Let $$q$$ be the maximum integral value of $$p$$ in $$[0, 10]$$ for which the roots of the equation $$x^2 - px + \frac{5}{4}p = 0$$ are rational. Then the area of the region $$\{(x,y) : 0 \leq y \leq (x-q)^2, 0 \leq x \leq q\}$$ is

We need to find the maximum integral value of $$p$$ in $$[0, 10]$$ for which the equation $$x^2 - px + \frac{5}{4}p = 0$$ has rational roots, and then compute the area of the given region.

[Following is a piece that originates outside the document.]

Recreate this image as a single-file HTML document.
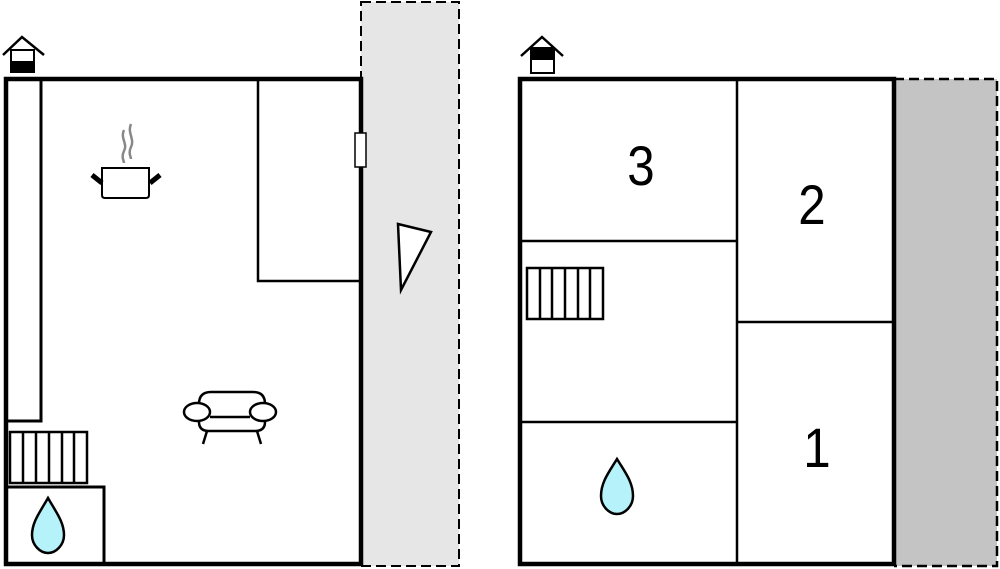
<!DOCTYPE html>
<html><head><style>html,body{margin:0;padding:0;background:#fff}svg{display:block}</style></head>
<body>
<svg width="1000" height="569" viewBox="0 0 1000 569" xmlns="http://www.w3.org/2000/svg">
<rect x="361" y="2" width="98" height="564" fill="#e6e6e6" stroke="#000" stroke-width="2" stroke-dasharray="10,5"/>
<rect x="894" y="79" width="103" height="487" fill="#c4c4c4"/>
<path d="M894 79 H997 V566 H894" fill="none" stroke="#000" stroke-width="2.5" stroke-dasharray="10,5"/>

<g fill="none" stroke="#000">
<rect x="6" y="79" width="355" height="485" stroke-width="4.5"/>
<path d="M41 79 V421 H6" stroke-width="3"/>
<path d="M258 79 V281 H361" stroke-width="2.5"/>
<path d="M6 487 H104 V566" stroke-width="3"/>
<rect x="10" y="432" width="77" height="51" stroke-width="2.5"/>
<path d="M23 432V483 M36 432V483 M49 432V483 M62 432V483 M74 432V483" stroke-width="2.5"/>
</g>
<rect x="355" y="133" width="11" height="34" fill="#fff" stroke="#000" stroke-width="1.5"/>
<polygon points="398,224 431,232 401,290" fill="#fff" stroke="#000" stroke-width="2.5"/>
<path d="M48 498 C40 512 32 522 32 535 C32 545 40 553 48 553 C56 553 64 545 64 535 C64 522 56 512 48 498Z" fill="#b5f2fa" stroke="#000" stroke-width="2.5"/>
<path d="M617 459 C609 472 601 482 601 496 C601 506 609 514 617 514 C625 514 633 506 633 496 C633 482 625 472 617 459Z" fill="#b5f2fa" stroke="#000" stroke-width="2.5"/>
<g fill="none">
<path d="M124 130 C120 138 128 144 124 151 C121 157 124 161 124 163 M131 124 C127 133 135 139 131 147 C128 153 131 157 131 159" stroke="#888" stroke-width="2.5"/>
<path d="M102 168 H149 V195 Q149 198 146 198 H105 Q102 198 102 195 Z" fill="#fff" stroke="#000" stroke-width="2"/>
<path d="M92 175 L102 183 M160 175 L150 183" stroke="#000" stroke-width="5"/>
</g>
<g fill="#fff" stroke="#000" stroke-width="2.5">
<path d="M199 404 Q199 392 211 392 H253 Q265 392 265 404 V422 Q265 431 255 431 H209 Q199 431 199 422 Z"/>
<path d="M207 431 L203 444 M257 431 L261 444" fill="none"/>
<ellipse cx="197" cy="412" rx="13" ry="9"/>
<ellipse cx="263" cy="412" rx="13" ry="9"/>
<path d="M210 417 H250" fill="none"/>
</g>
<g stroke="#000" fill="none" stroke-width="2.5">
<path d="M3 55 L22 37 L44 55"/>
<rect x="11" y="50" width="23" height="22" fill="#fff" stroke-width="2"/>
</g>
<rect x="10" y="61" width="25" height="12" fill="#000"/>
<g stroke="#000" fill="none" stroke-width="2.5">
<path d="M521 56 L542 37 L563 56"/>
<rect x="531" y="48" width="23" height="25" fill="#fff" stroke-width="2"/>
</g>
<rect x="531" y="48" width="23" height="12" fill="#000"/>

<g fill="none" stroke="#000">
<rect x="520" y="79" width="374" height="485" stroke-width="4.5"/>
<path d="M737 79 V566" stroke-width="2.5"/>
<path d="M520 241 H737 M520 422 H737 M737 322 H894" stroke-width="2.5"/>
<rect x="527" y="268" width="76" height="51" stroke-width="2.5"/>
<path d="M540 268V319 M552 268V319 M565 268V319 M578 268V319 M590 268V319" stroke-width="2.5"/>
</g>
<g font-family="Liberation Sans, sans-serif" font-size="56" text-anchor="middle" fill="#000">
<text transform="translate(641,185) scale(0.88,1)">3</text>
<text transform="translate(812,224) scale(0.88,1)">2</text>
<text transform="translate(817,467) scale(0.88,1)">1</text>
</g>
</svg>
</body></html>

Condition for rational roots.

The discriminant of $$x^2 - px + \frac{5p}{4} = 0$$ is:

$$D = p^2 - 4 \cdot \frac{5p}{4} = p^2 - 5p = p(p - 5)$$

For rational roots, $$D$$ must be a non-negative perfect square.

Find the maximum integral $$p$$ in $$[0, 10]$$.

We need $$p(p-5) = k^2$$ for some non-negative integer $$k$$. Testing integer values:

$$p = 0$$: $$0 \cdot (-5) = 0 = 0^2$$ (valid)

$$p = 5$$: $$5 \cdot 0 = 0 = 0^2$$ (valid)

$$p = 9$$: $$9 \cdot 4 = 36 = 6^2$$ (valid)

$$p = 10$$: $$10 \cdot 5 = 50$$ (not a perfect square)

Check $$p = 6, 7, 8$$: $$6, 14, 24$$ — none are perfect squares.

The maximum integral value is $$q = 9$$.

Compute the area.

The region is $$\{(x, y) : 0 \leq y \leq (x - q)^2,\ 0 \leq x \leq q\} = \{(x, y) : 0 \leq y \leq (x - 9)^2,\ 0 \leq x \leq 9\}$$.

$$\text{Area} = \int_0^9 (x - 9)^2\, dx$$

Let $$u = x - 9$$, so $$du = dx$$. When $$x = 0$$, $$u = -9$$; when $$x = 9$$, $$u = 0$$.

$$\text{Area} = \int_{-9}^{0} u^2\, du = \left[\frac{u^3}{3}\right]_{-9}^{0} = 0 - \frac{(-9)^3}{3} = 0 - \frac{-729}{3} = 243$$

The area is $$243$$.

The correct answer is Option A: $$243$$.